- **STATED TASK**
Retype all of the listing exactly, passing over any picture you find.

[START OF SUPPLIED DATA]

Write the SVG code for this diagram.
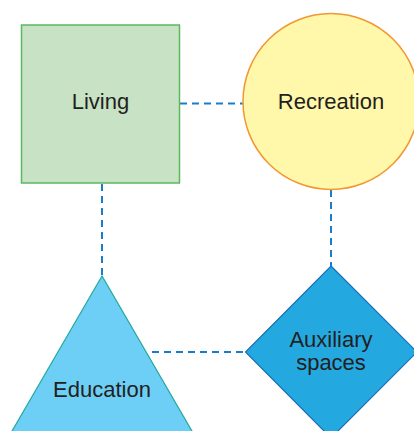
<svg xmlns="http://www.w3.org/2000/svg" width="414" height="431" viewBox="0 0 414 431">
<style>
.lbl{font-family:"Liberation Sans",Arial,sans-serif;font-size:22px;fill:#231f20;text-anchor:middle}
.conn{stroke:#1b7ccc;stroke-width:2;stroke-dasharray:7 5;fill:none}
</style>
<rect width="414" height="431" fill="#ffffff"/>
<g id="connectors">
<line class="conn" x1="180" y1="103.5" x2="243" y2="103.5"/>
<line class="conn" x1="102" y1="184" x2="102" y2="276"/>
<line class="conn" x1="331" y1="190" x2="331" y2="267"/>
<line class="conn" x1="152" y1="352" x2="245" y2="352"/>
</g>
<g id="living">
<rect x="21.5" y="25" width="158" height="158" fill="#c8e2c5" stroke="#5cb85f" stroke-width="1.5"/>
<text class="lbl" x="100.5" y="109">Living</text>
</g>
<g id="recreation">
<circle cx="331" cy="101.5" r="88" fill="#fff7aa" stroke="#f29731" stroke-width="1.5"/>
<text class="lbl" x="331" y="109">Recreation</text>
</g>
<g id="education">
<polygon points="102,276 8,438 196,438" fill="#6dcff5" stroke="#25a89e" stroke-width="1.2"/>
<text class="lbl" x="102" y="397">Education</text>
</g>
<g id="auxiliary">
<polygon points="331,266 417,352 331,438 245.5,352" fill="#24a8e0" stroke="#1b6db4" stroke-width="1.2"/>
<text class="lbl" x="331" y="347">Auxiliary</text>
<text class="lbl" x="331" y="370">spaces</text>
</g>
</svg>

[END OF SUPPLIED DATA]

- **ANSWER TO THIS TASK**
Write the SVG code for this diagram.
<svg xmlns="http://www.w3.org/2000/svg" width="414" height="431" viewBox="0 0 414 431">
<style>
.lbl{font-family:"Liberation Sans",Arial,sans-serif;font-size:22px;fill:#231f20;text-anchor:middle}
.conn{stroke:#1b7ccc;stroke-width:2;stroke-dasharray:7 5;fill:none}
</style>
<rect width="414" height="431" fill="#ffffff"/>
<g id="connectors">
<line class="conn" x1="180" y1="103.5" x2="243" y2="103.5"/>
<line class="conn" x1="102" y1="184" x2="102" y2="276"/>
<line class="conn" x1="331" y1="190" x2="331" y2="267"/>
<line class="conn" x1="152" y1="352" x2="245" y2="352"/>
</g>
<g id="living">
<rect x="21.5" y="25" width="158" height="158" fill="#c8e2c5" stroke="#5cb85f" stroke-width="1.5"/>
<text class="lbl" x="100.5" y="109">Living</text>
</g>
<g id="recreation">
<circle cx="331" cy="101.5" r="88" fill="#fff7aa" stroke="#f29731" stroke-width="1.5"/>
<text class="lbl" x="331" y="109">Recreation</text>
</g>
<g id="education">
<polygon points="102,276 8,438 196,438" fill="#6dcff5" stroke="#25a89e" stroke-width="1.2"/>
<text class="lbl" x="102" y="397">Education</text>
</g>
<g id="auxiliary">
<polygon points="331,266 417,352 331,438 245.5,352" fill="#24a8e0" stroke="#1b6db4" stroke-width="1.2"/>
<text class="lbl" x="331" y="347">Auxiliary</text>
<text class="lbl" x="331" y="370">spaces</text>
</g>
</svg>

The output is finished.